George Seldes or Andrew Kopkind to be honored.
AAN members will be asked later this month to name the annual editorial awards contest after either George Seldes (1890-1995) or Andrew Kopkind (1935-94), two fiercely-independent journalists who worked well outside the confines of the mainstream for most of their careers.
The process of naming the five-year-old contest began last fall, when the Editorial Committee authorized Executive Director Richard Karpel to poll members to gauge their interest in such a move. In December, Karpel conducted an e-mail ballot of publishers and editors, and over 90% of those who responded approved of the concept.
Karpel also asked members to nominate individuals who merit consideration as potential honorees. The late journalist I.F. Stone was mentioned most frequently, but his name was already taken: a non-profit organization affiliated with The Nation sponsors the I.F. Stone Student Journalism Awards. Kopkind and Seldes were the only other individuals who received multiple nominations. Both comfortably embody the ideals of alternative journalism.
Seldes was a newspaperman for over eighty years. He began his career as a foreign correspondent and later became America’s first full-time press critic, publishing In Fact, a newsweekly dedicated to press criticism and investigative reporting. After In Fact closed in 1950, he continued to write; by the time he died in 1995 at the age of 104, he had published 21 books. That same year, he was the subject of a documentary film, “Tell the Truth and Run: George Seldes and the American Press,” which was nominated for an Academy Award.

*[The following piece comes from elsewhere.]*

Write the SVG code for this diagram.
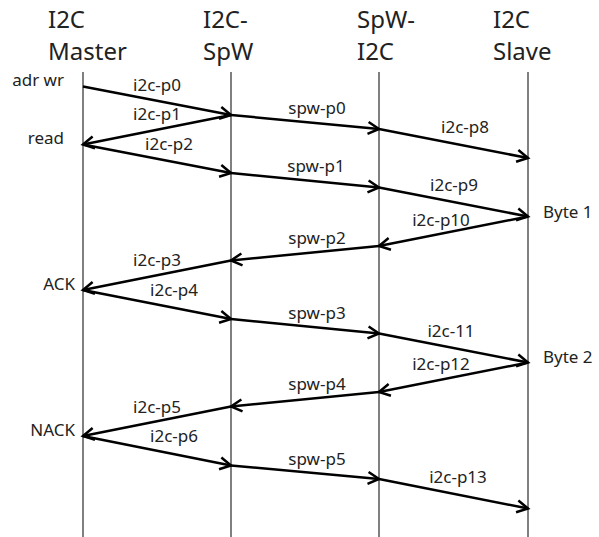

Kopkind worked at the Washington Post and Time in the late 50s and early 60s. He became a political journalist in 1965 at The New Republic, and in 1982 he moved to The Nation, where he wrote until he died in 1994. His work appeared in a variety of different publications including the New Statesman, where he was U.S. correspondent in the late sixties; Mayday (later Hard Times) a newsletter he co-founded; and a number of AAN papers, including The Village Voice, Boston Phoenix, and LA Weekly. His only book, “The Thirty Years War: Dispatches and Diversions of a Radical Journalist,” was published posthumously.
Ballots will be mailed and e-mailed April 16 to every AAN editor and publisher. The members’ decision will be announced in May, and a presentation commemorating the new standard-bearer for excellence in alternative journalism will be held during the editorial awards lunch in New Orleans, scheduled for Thursday, July 12.